La conoscenza tra Caruso e Castelli, avvenuta negli anni ’50 in un periodo dove fare la nuova arte, richiedeva la funzione di tutte le energie dell’uomo, nella creazione e nell’interpretazione.
A cura di Franco Massimi
Nel rivedere alcuni schizzi e vignette umoristiche che ritraggono Enrico castelli e Bruno Caruso, mi sono ricordato della prima volta in cui le vidi con Giselda, la sorella di Castelli. Mentre le osservavamo ci siamo guardati con una espressione divertita, perché Caruso amava molto ironizzare nella vita di tutti i giorni soprattutto con gli amici.
Tra le vignette ce n’è una in particolare dove Caruso ritrae se stesso e Castelli seduti su una scalinata di un’ipotetica chiesa, chiedendo l’elemosina.
Giselda racconta del rapporto di suo fratello Enrico e Bruno Caruso dicendomi che la loro conoscenza è avvenuta nella metà degli anni Cinquanta “Lui era molto più giovane di mio fratello Enrico che in quegli anni rappresentava un punto di riferimento sia per artisti giovani che artisti già affermati i quali volevano carpire i segreti e l’innovazione sul campo della grafica artistica (incisioni, litografie ecc…)”.
In questo settore Castelli era un inventore e un innovatore di grande esperienza e tra i tanti progetti realizzati costruì un torchio calcografico per le incisioni grafiche trasformando una macchina impastatrice, per aumentare sempre più il numero di copie riducendo contemporaneamente il tempo necessario a produrle. Creò così una delle più importanti stamperie artistiche in Italia, dove non solo stampava le sue opere ma soprattutto quelle degli artisti più affermati nel periodo, dagli anni Cinquanta agli anni Settanta.
Caruso e Castelli si sono frequentati molto allacciando così un’amicizia fondata sugli interessi artistici e sulla stima reciproca in un periodo storico dove era già avvenuta la secessione artistica italiana. Dove si chiedeva agli artisti che aderivano a questo movimento semplicemente di rifiutare la retorica che aveva influenzato l’arte l’italiana durante il periodo fascista, durato vent’anni.
Questa formazione artistica ampia e aperta si era trasformata subito dopo nel “Fronte nuovo delle arti”, il cui nome riprendeva ipoteticamente quello tutto politico dei vari fronti popolari.

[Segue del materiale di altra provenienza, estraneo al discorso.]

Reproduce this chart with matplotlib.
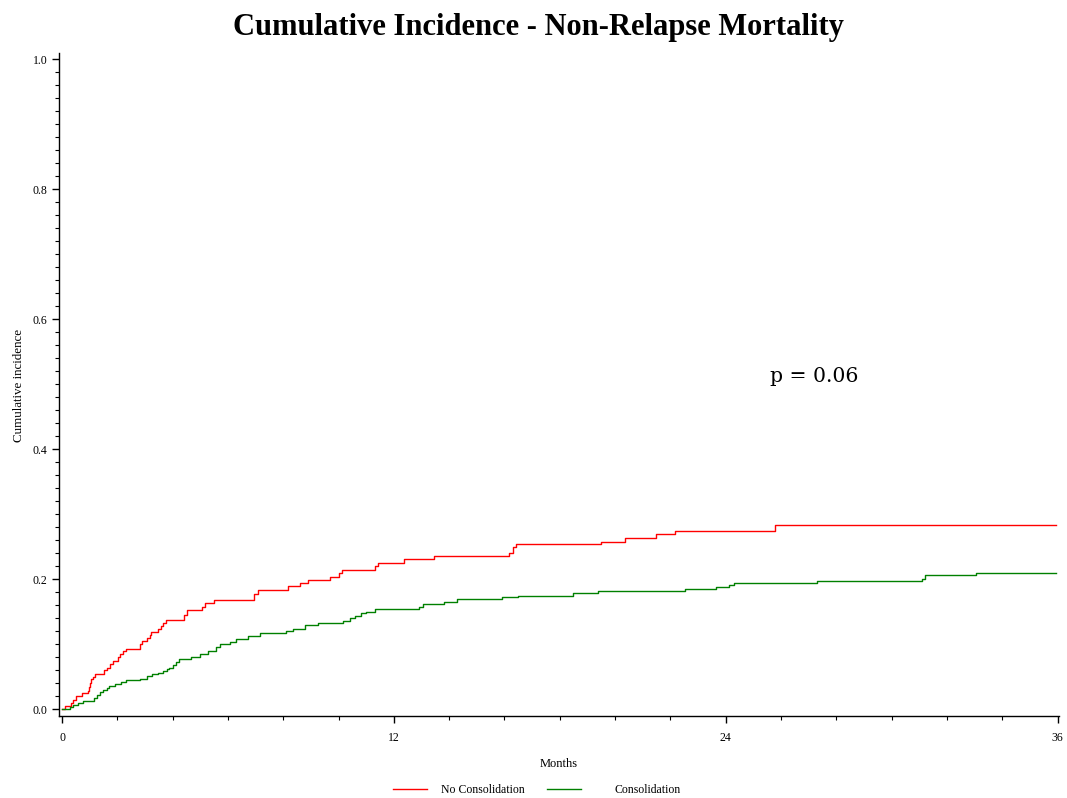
import numpy as np
import matplotlib
matplotlib.use('Agg')
import matplotlib.pyplot as plt
from matplotlib.ticker import MultipleLocator, FixedLocator
from matplotlib.lines import Line2D

# Step curves (months, cumulative incidence)
no_cons_t = [0, 0.11, 0.32, 0.41, 0.49, 0.71, 0.93, 0.98, 1.01, 1.04, 1.11, 1.19,
             1.53, 1.61, 1.73, 1.85, 2.03, 2.09, 2.19, 2.31, 2.82, 2.88, 3.08, 3.18,
             3.21, 3.48, 3.57, 3.66, 3.75, 4.42, 4.52, 5.07, 5.16, 5.50, 6.93, 7.09,
             8.17, 8.62, 8.89, 9.68, 10.00, 10.13, 11.30, 11.42, 12.38, 13.44, 16.17,
             16.30, 16.40, 19.50, 20.35, 21.47, 22.15, 25.77, 35.95]
no_cons_v = [0, 0.005, 0.009, 0.015, 0.021, 0.025, 0.028, 0.035, 0.040, 0.046, 0.050, 0.054,
             0.060, 0.064, 0.069, 0.074, 0.080, 0.085, 0.090, 0.093, 0.100, 0.105, 0.109, 0.114,
             0.119, 0.123, 0.128, 0.133, 0.138, 0.145, 0.153, 0.157, 0.163, 0.168, 0.178, 0.183,
             0.189, 0.194, 0.199, 0.204, 0.209, 0.214, 0.220, 0.225, 0.231, 0.236, 0.241,
             0.249, 0.254, 0.258, 0.264, 0.269, 0.275, 0.283, 0.283]

cons_t = [0, 0.29, 0.41, 0.59, 0.77, 1.17, 1.25, 1.37, 1.47, 1.64, 1.71, 1.91, 2.15,
          2.31, 2.82, 3.06, 3.24, 3.48, 3.66, 3.80, 3.87, 4.02, 4.14, 4.24, 4.68, 4.98,
          5.28, 5.58, 5.70, 6.06, 6.30, 6.73, 7.15, 8.09, 8.35, 8.77, 9.25, 10.16, 10.40,
          10.61, 10.82, 11.00, 11.30, 12.92, 13.04, 13.83, 14.27, 15.90, 16.50, 18.48,
          19.39, 22.53, 23.63, 24.11, 24.30, 27.30, 31.10, 31.20, 33.05, 35.95]
cons_v = [0, 0.003, 0.007, 0.010, 0.013, 0.018, 0.022, 0.026, 0.030, 0.033, 0.036, 0.039, 0.042,
          0.045, 0.047, 0.051, 0.054, 0.056, 0.059, 0.062, 0.064, 0.068, 0.072, 0.077, 0.080, 0.085,
          0.090, 0.096, 0.100, 0.104, 0.108, 0.113, 0.117, 0.121, 0.123, 0.129, 0.133, 0.136, 0.140,
          0.144, 0.148, 0.150, 0.155, 0.158, 0.162, 0.165, 0.169, 0.172, 0.175, 0.179,
          0.182, 0.185, 0.188, 0.191, 0.195, 0.198, 0.201, 0.206, 0.209, 0.209]

x_ticks = [0, 12, 24, 36]
y_ticks = [0.0, 0.2, 0.4, 0.6, 0.8, 1.0]

plt.rcParams['font.family'] = ['Liberation Serif', 'DejaVu Serif']

fig = plt.figure(figsize=(10.67, 7.98), dpi=100)
ax = fig.add_axes([0.055, 0.103, 0.9375, 0.831])

ax.step(no_cons_t, no_cons_v, where='post', color='#ff0000', lw=1.0)
ax.step(cons_t, cons_v, where='post', color='#008000', lw=1.0)

ax.set_xlim(-0.12, 36.05)
ax.set_ylim(-0.01, 1.01)
ax.xaxis.set_major_locator(FixedLocator(x_ticks))
ax.xaxis.set_minor_locator(MultipleLocator(2))
ax.yaxis.set_major_locator(FixedLocator(y_ticks))
ax.yaxis.set_minor_locator(MultipleLocator(0.02))
ax.set_xticklabels([str(t) for t in x_ticks])
ax.set_yticklabels([f'{t:.1f}' for t in y_ticks])
ax.tick_params(which='major', direction='out', length=5, width=1, labelsize=8.5, pad=3)
ax.tick_params(axis='x', which='major', pad=6.5)
ax.tick_params(which='minor', direction='out', length=3, width=0.8)

for s in ['top', 'right']:
    ax.spines[s].set_visible(False)
for s in ['left', 'bottom']:
    ax.spines[s].set_linewidth(1.0)

ax.set_xlabel('Months', fontsize=9, labelpad=10.5)
ax.set_ylabel('Cumulative incidence', fontsize=9.4)
ax.yaxis.set_label_coords(-0.0337, 0.498)

ax.text(25.6, 0.512, 'p = 0.06', fontsize=14.7, family='DejaVu Serif', va='center', ha='left')

fig.suptitle('Cumulative Incidence - Non-Relapse Mortality', fontsize=22,
             fontweight='bold', x=0.505, y=0.984)

# two legend entries, spaced like the reference table
leg1 = fig.legend([Line2D([], [], color='#ff0000', lw=1.0)], ['No Consolidation'],
                  loc='center left', bbox_to_anchor=(0.3683, 0.010), frameon=False,
                  fontsize=8.5, handlelength=2.9, handletextpad=1.2,
                  borderpad=0, borderaxespad=0)
leg2 = fig.legend([Line2D([], [], color='#008000', lw=1.0)], ['Consolidation'],
                  loc='center left', bbox_to_anchor=(0.5127, 0.010), frameon=False,
                  fontsize=8.5, handlelength=2.9, handletextpad=2.8,
                  borderpad=0, borderaxespad=0)

fig.savefig('out.png', dpi=100)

L’esperimento si raccoglieva attorno a idee di generico rinnovamento linguistico e generazionale, un gruppo di giovani artisti di varie espressioni stilistica gravitante tra Milano, Venezia e Roma.
Artisti come Antonio Corpora, Pericle Fazzini, Renato Guttuso, Nino Franchina, Ennio Morlotti, Giulio Turcato, Emilio Vedova e Alberto Viani. Questo gruppo era destinato a durare sino al 1950 e vi si riconosce un’analogia con gli sviluppi politici italiani e una iniziale grande alleanza progressista su progetti generali ma anche generici, nonché una successiva differenziazione linguistica che porta anche ad aspri scontri ideali e ideologici con la rottura e lo scioglimento del gruppo.
Non va mai dimenticato che negli anni dell’immediato dopoguerra, e almeno sino alla metà degli anni Sessanta (forse fino al fatidico sessantotto), la polemica politica artistica, almeno in Italia, fu pesantissima. Al giorno d’oggi questo tipo di scontro, sarebbe impensabile. La scelta di campo, che si riduceva in maniera manichea e alla dicotomia figurazione/astrazione crea soprattutto appartenenza politica, essendo l’astrazione condannata dagli scritti teorici a non essere “popolare”, quindi non soddisfacente alle esigenze del rinnovamento sociale.
Mentre il forte versante figurativo definito figurativismo sociale, detto anche realismo sociale, ebbe un grande consenso popolare e l’artista più rappresentativo fu Renato Guttuso.
Enrico Castelli e Bruno Caruso erano simili e in sintonia su molti aspetti. Castelli amava progettare, inventare e creare su tanti campi. Caruso sapeva scrivere, disegnare, dipingere e soprattutto aveva un’attenzione all’etica civile dell’uomo. La loro genialità e la follia creativa li portavano a non essere inquadrati in uno stile specifico o in una corrente artistica; si sentivano uomini liberi nello spirito e nella sperimentazione.
“Mio fratello aveva da sempre coltivato l’idea di creare un centro delle arti a Roma che potesse essere luogo di incontro di artisti e artigiani di diverse discipline, Bruno Caruso aderì subito a questo progetto, sostenendo attivamente questa idea”.
Pittori, scultori, architetti, scrittori insomma un luogo centrale dove poter scambiare idee, progetti e produzioni artistiche.